Today’s snow day, you’ll be pleased to learn, was actually one of the good ones. The kids were cooperated and listened and played and were cute. This may be because I held TV over their heads, with a promise we could watch Thomas and George and Martha at 4:00 if they were good until then. Now threatening TV loss really fucks over one person: me. Because if they suck and lose TV, then I get sucky kids to whom I have to listen for an additional 45 minutes.
We planned a picnic on the TV room floor, with popcorn for Little Liebchen and me and Trader Joe’s cheesey sandwich crackers for Das Big Boy. But then at 4:00, as I was making the popcorn, Little Liebchen dropped and shattered her glass of milk (yes, I’m an idiot and I sometimes give her open glasses with which to walk around).
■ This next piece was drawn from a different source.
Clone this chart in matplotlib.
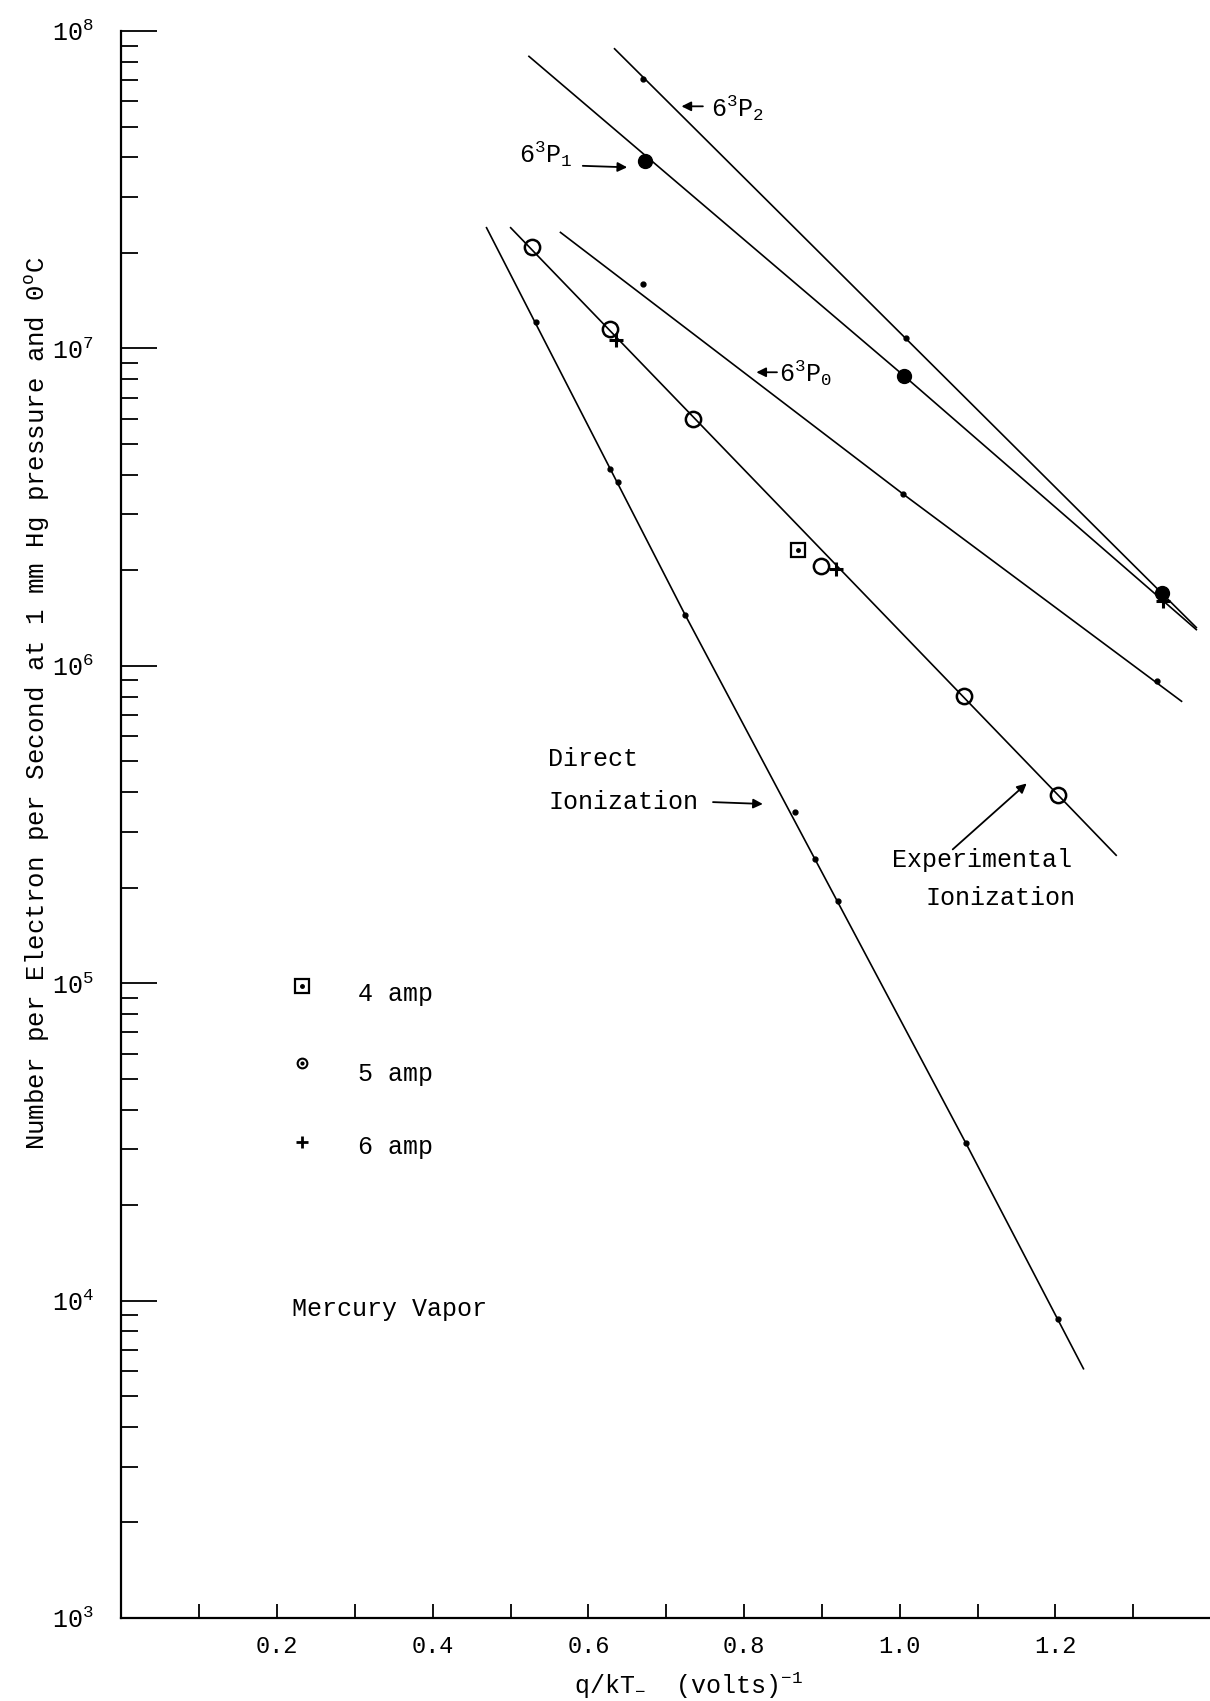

So I shooed her away. Then Das Big boy came thundering into the room, pushing LL’s doll stroller. “Stay away from the play kitchen,” I told him. “There’s glass over there and you could get hurt.” He ignored me. “DBB, stay away. Be careful! Get away from there!” He backed up, then went for it full force. So I screamed at him to move away. Like, really screamed. I am a mom who yells sometimes, I admit it. But I am not a screamer.
And then he moved away, but started to have a meltdown. So I put him in a timeout (or maybe it was a time in, since I went with him), and explained to him that I had screamed not because I was mad, but because I was afraid he would get hurt. And that when it’s a matter of safety, he has to listen and can’t play around. And he stopped melting. And he listened. And we both apologized. Was that me and my kid?!
The miracle of it was that neither of us allowed it to be anything other than a blip in an otherwise delightful day. We still watched our TV (I didn’t hold the incident against him because a) he had made it to 4, and b) he calmed down so well. (And, ok, c) because I was excited for our cozy time.)
Then our cozy time was wonderful. We watched the shows we’d planned on. We snuggled and snacked. So there was a lesson here for me: That it’s so much better to let go of the tough moments and not let them define the day. Getting mad, or scared, or stressed doesn’t mean one has to stay that way. (Duh. But also difficult).
But let’s be honest: it’s impossible not to let the weather define the day. Seriously. Snow. What the fuck?! I’ve lived in New England for thirty-two of my thirty-seven years, including four years in New Hampshire. I have never seen anything like this. Here are some views from my house:
Today, I went out to shovel our walkway and a path to the car. I informed Das Big Boy of my intentions. “No,” he said, “Only Daddy shovels.” Groan. #failedfeminist. And then I did shovel. And I did a great job. So there. But not so great that I want school tomorrow. Not sure I want to dig out my car. And if the kiddos are such sweetpeas again, I’ll have fun being home with them. I give this a much lower likelihood than the survival of that garage.
And local friends, don’t look at the forecast.
PS: the title of this post has nothing to do with anything, really, except it’s Gordon’s catchphrase on Thomas and I’m obsessed.